• [Task brief]
Go through the material and write it all out exactly, minus the pictures.

# # # # #

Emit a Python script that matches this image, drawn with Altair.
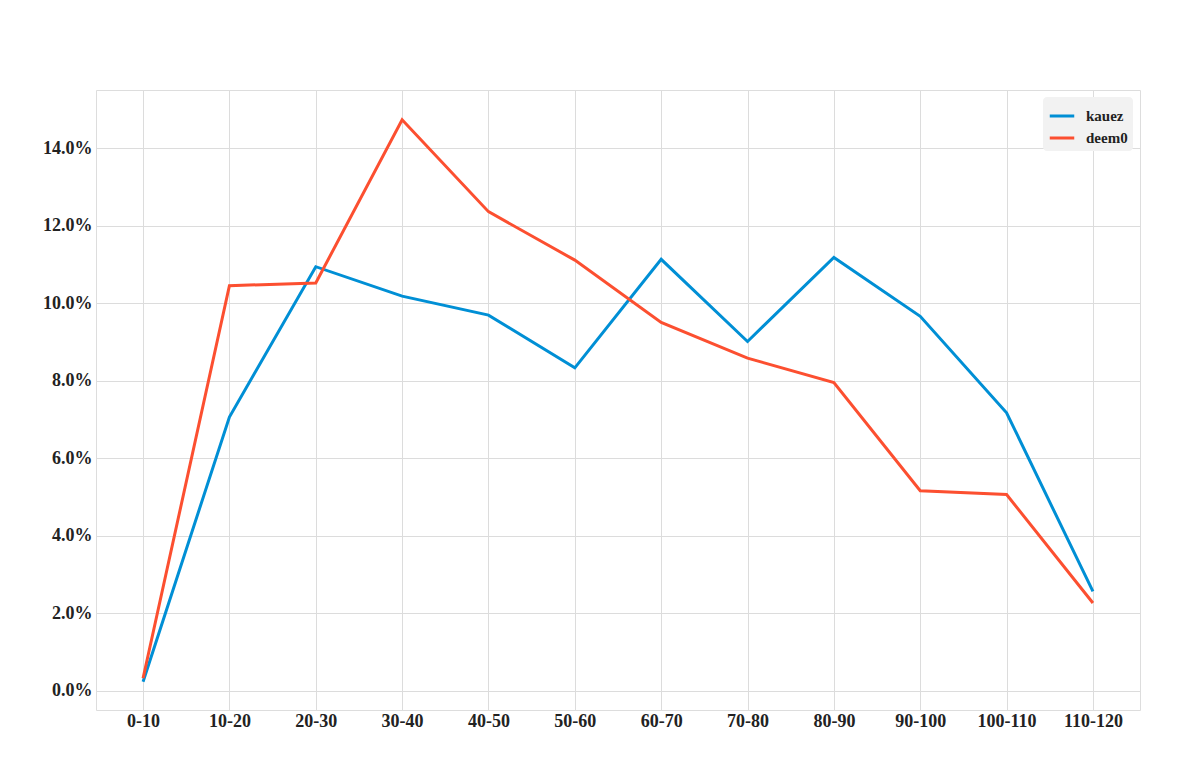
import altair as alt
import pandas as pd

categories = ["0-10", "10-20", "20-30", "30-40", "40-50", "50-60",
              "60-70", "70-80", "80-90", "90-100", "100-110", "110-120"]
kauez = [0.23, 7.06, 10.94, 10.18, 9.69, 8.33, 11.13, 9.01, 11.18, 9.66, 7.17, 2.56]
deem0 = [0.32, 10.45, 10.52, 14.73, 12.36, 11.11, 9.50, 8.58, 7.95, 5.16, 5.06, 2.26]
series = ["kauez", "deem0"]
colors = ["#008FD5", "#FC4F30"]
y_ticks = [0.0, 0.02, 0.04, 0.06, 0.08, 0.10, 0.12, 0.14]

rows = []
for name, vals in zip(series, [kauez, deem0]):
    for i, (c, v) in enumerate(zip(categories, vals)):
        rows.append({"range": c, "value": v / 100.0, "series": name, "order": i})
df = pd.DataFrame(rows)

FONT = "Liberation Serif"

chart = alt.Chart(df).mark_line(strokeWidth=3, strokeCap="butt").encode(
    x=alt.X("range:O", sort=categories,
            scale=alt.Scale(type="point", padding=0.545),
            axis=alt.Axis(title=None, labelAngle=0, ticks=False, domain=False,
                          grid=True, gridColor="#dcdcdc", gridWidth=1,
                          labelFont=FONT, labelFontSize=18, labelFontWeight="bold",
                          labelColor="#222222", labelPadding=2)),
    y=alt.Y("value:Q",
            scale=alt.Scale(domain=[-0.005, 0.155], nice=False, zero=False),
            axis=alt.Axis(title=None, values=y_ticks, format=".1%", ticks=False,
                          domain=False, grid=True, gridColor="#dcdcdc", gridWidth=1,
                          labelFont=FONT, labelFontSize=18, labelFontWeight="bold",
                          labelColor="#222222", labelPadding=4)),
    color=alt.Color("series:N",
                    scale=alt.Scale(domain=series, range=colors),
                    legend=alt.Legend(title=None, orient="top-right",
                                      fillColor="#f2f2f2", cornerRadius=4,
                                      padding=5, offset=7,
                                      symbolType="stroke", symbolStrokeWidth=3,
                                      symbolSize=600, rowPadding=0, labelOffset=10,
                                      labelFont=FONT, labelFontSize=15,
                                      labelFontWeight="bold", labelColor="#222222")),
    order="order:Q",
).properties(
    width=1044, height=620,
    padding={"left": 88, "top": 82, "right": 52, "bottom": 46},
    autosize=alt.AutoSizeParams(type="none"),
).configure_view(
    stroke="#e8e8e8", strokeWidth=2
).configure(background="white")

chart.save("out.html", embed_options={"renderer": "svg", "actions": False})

# # # # #

• [Solution for this problem]
Emit a Python script that matches this image, drawn with Altair.
import altair as alt
import pandas as pd

categories = ["0-10", "10-20", "20-30", "30-40", "40-50", "50-60",
              "60-70", "70-80", "80-90", "90-100", "100-110", "110-120"]
kauez = [0.23, 7.06, 10.94, 10.18, 9.69, 8.33, 11.13, 9.01, 11.18, 9.66, 7.17, 2.56]
deem0 = [0.32, 10.45, 10.52, 14.73, 12.36, 11.11, 9.50, 8.58, 7.95, 5.16, 5.06, 2.26]
series = ["kauez", "deem0"]
colors = ["#008FD5", "#FC4F30"]
y_ticks = [0.0, 0.02, 0.04, 0.06, 0.08, 0.10, 0.12, 0.14]

rows = []
for name, vals in zip(series, [kauez, deem0]):
    for i, (c, v) in enumerate(zip(categories, vals)):
        rows.append({"range": c, "value": v / 100.0, "series": name, "order": i})
df = pd.DataFrame(rows)

FONT = "Liberation Serif"

chart = alt.Chart(df).mark_line(strokeWidth=3, strokeCap="butt").encode(
    x=alt.X("range:O", sort=categories,
            scale=alt.Scale(type="point", padding=0.545),
            axis=alt.Axis(title=None, labelAngle=0, ticks=False, domain=False,
                          grid=True, gridColor="#dcdcdc", gridWidth=1,
                          labelFont=FONT, labelFontSize=18, labelFontWeight="bold",
                          labelColor="#222222", labelPadding=2)),
    y=alt.Y("value:Q",
            scale=alt.Scale(domain=[-0.005, 0.155], nice=False, zero=False),
            axis=alt.Axis(title=None, values=y_ticks, format=".1%", ticks=False,
                          domain=False, grid=True, gridColor="#dcdcdc", gridWidth=1,
                          labelFont=FONT, labelFontSize=18, labelFontWeight="bold",
                          labelColor="#222222", labelPadding=4)),
    color=alt.Color("series:N",
                    scale=alt.Scale(domain=series, range=colors),
                    legend=alt.Legend(title=None, orient="top-right",
                                      fillColor="#f2f2f2", cornerRadius=4,
                                      padding=5, offset=7,
                                      symbolType="stroke", symbolStrokeWidth=3,
                                      symbolSize=600, rowPadding=0, labelOffset=10,
                                      labelFont=FONT, labelFontSize=15,
                                      labelFontWeight="bold", labelColor="#222222")),
    order="order:Q",
).properties(
    width=1044, height=620,
    padding={"left": 88, "top": 82, "right": 52, "bottom": 46},
    autosize=alt.AutoSizeParams(type="none"),
).configure_view(
    stroke="#e8e8e8", strokeWidth=2
).configure(background="white")

chart.save("out.html", embed_options={"renderer": "svg", "actions": False})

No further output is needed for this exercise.